● **AIM**
Write the data out again, character for character, with no images.

* begin SOURCE EXCERPT *

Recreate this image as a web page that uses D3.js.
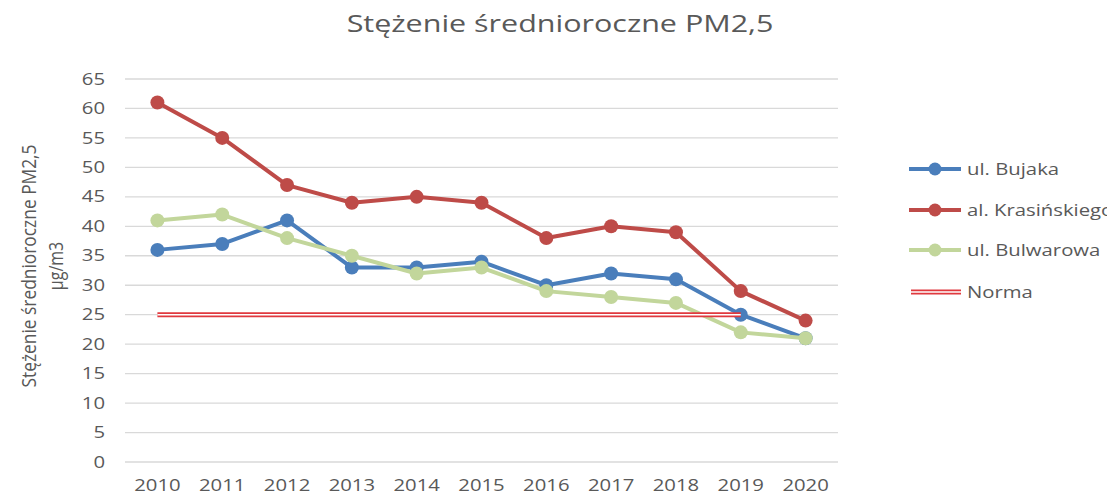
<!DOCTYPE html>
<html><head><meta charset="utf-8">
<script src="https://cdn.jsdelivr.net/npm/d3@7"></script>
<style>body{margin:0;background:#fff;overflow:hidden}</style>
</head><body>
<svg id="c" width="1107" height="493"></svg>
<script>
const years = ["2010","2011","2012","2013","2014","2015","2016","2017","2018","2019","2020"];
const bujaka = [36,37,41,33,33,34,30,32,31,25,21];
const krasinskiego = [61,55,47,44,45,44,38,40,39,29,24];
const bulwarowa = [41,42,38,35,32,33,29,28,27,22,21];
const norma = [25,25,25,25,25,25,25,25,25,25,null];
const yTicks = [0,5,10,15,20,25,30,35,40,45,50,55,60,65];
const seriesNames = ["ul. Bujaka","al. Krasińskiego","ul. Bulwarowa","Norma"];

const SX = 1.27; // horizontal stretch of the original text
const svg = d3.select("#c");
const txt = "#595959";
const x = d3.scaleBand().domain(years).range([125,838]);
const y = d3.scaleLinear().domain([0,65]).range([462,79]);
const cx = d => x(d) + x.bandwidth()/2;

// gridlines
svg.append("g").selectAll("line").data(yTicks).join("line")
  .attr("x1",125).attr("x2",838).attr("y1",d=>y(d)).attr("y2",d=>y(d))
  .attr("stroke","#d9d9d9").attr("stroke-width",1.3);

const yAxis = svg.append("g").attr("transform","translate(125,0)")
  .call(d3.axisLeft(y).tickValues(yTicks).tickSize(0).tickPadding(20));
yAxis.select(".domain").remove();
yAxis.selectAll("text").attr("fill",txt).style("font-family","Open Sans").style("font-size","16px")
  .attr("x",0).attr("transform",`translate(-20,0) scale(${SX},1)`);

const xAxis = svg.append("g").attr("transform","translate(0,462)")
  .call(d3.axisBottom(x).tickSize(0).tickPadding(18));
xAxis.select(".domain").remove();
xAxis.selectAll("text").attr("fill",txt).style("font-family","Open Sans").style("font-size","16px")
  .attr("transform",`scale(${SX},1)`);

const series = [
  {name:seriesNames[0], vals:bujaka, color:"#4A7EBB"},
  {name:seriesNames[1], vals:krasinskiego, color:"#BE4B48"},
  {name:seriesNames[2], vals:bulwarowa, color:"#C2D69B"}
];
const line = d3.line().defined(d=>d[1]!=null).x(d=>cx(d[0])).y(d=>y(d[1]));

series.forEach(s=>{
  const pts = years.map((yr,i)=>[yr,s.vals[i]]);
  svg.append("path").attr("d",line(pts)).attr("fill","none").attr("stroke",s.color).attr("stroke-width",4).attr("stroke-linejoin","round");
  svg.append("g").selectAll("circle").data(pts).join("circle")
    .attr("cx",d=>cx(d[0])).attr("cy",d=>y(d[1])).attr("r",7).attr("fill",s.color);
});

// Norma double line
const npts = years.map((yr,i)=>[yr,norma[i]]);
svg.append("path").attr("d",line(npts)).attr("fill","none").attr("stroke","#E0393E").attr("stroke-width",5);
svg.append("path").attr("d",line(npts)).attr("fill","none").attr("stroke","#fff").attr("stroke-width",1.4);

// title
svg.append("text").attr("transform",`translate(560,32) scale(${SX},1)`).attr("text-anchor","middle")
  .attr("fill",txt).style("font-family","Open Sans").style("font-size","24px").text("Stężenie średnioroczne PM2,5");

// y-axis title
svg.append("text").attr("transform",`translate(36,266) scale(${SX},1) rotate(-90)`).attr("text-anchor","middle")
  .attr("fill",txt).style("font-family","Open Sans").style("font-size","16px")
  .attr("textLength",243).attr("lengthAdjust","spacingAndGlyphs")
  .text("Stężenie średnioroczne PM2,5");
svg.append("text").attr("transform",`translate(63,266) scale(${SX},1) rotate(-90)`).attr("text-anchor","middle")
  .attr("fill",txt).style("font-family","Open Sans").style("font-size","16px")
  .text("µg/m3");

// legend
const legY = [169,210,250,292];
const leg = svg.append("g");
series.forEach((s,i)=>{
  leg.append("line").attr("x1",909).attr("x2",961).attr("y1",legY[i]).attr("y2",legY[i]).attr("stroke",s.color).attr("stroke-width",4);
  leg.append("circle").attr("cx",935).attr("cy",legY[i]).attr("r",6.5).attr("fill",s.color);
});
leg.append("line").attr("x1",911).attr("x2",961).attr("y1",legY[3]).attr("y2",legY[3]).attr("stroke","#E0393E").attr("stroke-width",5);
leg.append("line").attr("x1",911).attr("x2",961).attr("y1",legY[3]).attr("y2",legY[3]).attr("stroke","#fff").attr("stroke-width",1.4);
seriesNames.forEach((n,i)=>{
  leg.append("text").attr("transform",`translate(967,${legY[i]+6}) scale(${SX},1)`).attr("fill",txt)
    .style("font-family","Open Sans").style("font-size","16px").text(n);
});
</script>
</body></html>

* end SOURCE EXCERPT *

● **SOLUTION FOR THIS PROBLEM**
Recreate this image as a web page that uses D3.js.
<!DOCTYPE html>
<html><head><meta charset="utf-8">
<script src="https://cdn.jsdelivr.net/npm/d3@7"></script>
<style>body{margin:0;background:#fff;overflow:hidden}</style>
</head><body>
<svg id="c" width="1107" height="493"></svg>
<script>
const years = ["2010","2011","2012","2013","2014","2015","2016","2017","2018","2019","2020"];
const bujaka = [36,37,41,33,33,34,30,32,31,25,21];
const krasinskiego = [61,55,47,44,45,44,38,40,39,29,24];
const bulwarowa = [41,42,38,35,32,33,29,28,27,22,21];
const norma = [25,25,25,25,25,25,25,25,25,25,null];
const yTicks = [0,5,10,15,20,25,30,35,40,45,50,55,60,65];
const seriesNames = ["ul. Bujaka","al. Krasińskiego","ul. Bulwarowa","Norma"];

const SX = 1.27; // horizontal stretch of the original text
const svg = d3.select("#c");
const txt = "#595959";
const x = d3.scaleBand().domain(years).range([125,838]);
const y = d3.scaleLinear().domain([0,65]).range([462,79]);
const cx = d => x(d) + x.bandwidth()/2;

// gridlines
svg.append("g").selectAll("line").data(yTicks).join("line")
  .attr("x1",125).attr("x2",838).attr("y1",d=>y(d)).attr("y2",d=>y(d))
  .attr("stroke","#d9d9d9").attr("stroke-width",1.3);

const yAxis = svg.append("g").attr("transform","translate(125,0)")
  .call(d3.axisLeft(y).tickValues(yTicks).tickSize(0).tickPadding(20));
yAxis.select(".domain").remove();
yAxis.selectAll("text").attr("fill",txt).style("font-family","Open Sans").style("font-size","16px")
  .attr("x",0).attr("transform",`translate(-20,0) scale(${SX},1)`);

const xAxis = svg.append("g").attr("transform","translate(0,462)")
  .call(d3.axisBottom(x).tickSize(0).tickPadding(18));
xAxis.select(".domain").remove();
xAxis.selectAll("text").attr("fill",txt).style("font-family","Open Sans").style("font-size","16px")
  .attr("transform",`scale(${SX},1)`);

const series = [
  {name:seriesNames[0], vals:bujaka, color:"#4A7EBB"},
  {name:seriesNames[1], vals:krasinskiego, color:"#BE4B48"},
  {name:seriesNames[2], vals:bulwarowa, color:"#C2D69B"}
];
const line = d3.line().defined(d=>d[1]!=null).x(d=>cx(d[0])).y(d=>y(d[1]));

series.forEach(s=>{
  const pts = years.map((yr,i)=>[yr,s.vals[i]]);
  svg.append("path").attr("d",line(pts)).attr("fill","none").attr("stroke",s.color).attr("stroke-width",4).attr("stroke-linejoin","round");
  svg.append("g").selectAll("circle").data(pts).join("circle")
    .attr("cx",d=>cx(d[0])).attr("cy",d=>y(d[1])).attr("r",7).attr("fill",s.color);
});

// Norma double line
const npts = years.map((yr,i)=>[yr,norma[i]]);
svg.append("path").attr("d",line(npts)).attr("fill","none").attr("stroke","#E0393E").attr("stroke-width",5);
svg.append("path").attr("d",line(npts)).attr("fill","none").attr("stroke","#fff").attr("stroke-width",1.4);

// title
svg.append("text").attr("transform",`translate(560,32) scale(${SX},1)`).attr("text-anchor","middle")
  .attr("fill",txt).style("font-family","Open Sans").style("font-size","24px").text("Stężenie średnioroczne PM2,5");

// y-axis title
svg.append("text").attr("transform",`translate(36,266) scale(${SX},1) rotate(-90)`).attr("text-anchor","middle")
  .attr("fill",txt).style("font-family","Open Sans").style("font-size","16px")
  .attr("textLength",243).attr("lengthAdjust","spacingAndGlyphs")
  .text("Stężenie średnioroczne PM2,5");
svg.append("text").attr("transform",`translate(63,266) scale(${SX},1) rotate(-90)`).attr("text-anchor","middle")
  .attr("fill",txt).style("font-family","Open Sans").style("font-size","16px")
  .text("µg/m3");

// legend
const legY = [169,210,250,292];
const leg = svg.append("g");
series.forEach((s,i)=>{
  leg.append("line").attr("x1",909).attr("x2",961).attr("y1",legY[i]).attr("y2",legY[i]).attr("stroke",s.color).attr("stroke-width",4);
  leg.append("circle").attr("cx",935).attr("cy",legY[i]).attr("r",6.5).attr("fill",s.color);
});
leg.append("line").attr("x1",911).attr("x2",961).attr("y1",legY[3]).attr("y2",legY[3]).attr("stroke","#E0393E").attr("stroke-width",5);
leg.append("line").attr("x1",911).attr("x2",961).attr("y1",legY[3]).attr("y2",legY[3]).attr("stroke","#fff").attr("stroke-width",1.4);
seriesNames.forEach((n,i)=>{
  leg.append("text").attr("transform",`translate(967,${legY[i]+6}) scale(${SX},1)`).attr("fill",txt)
    .style("font-family","Open Sans").style("font-size","16px").text(n);
});
</script>
</body></html>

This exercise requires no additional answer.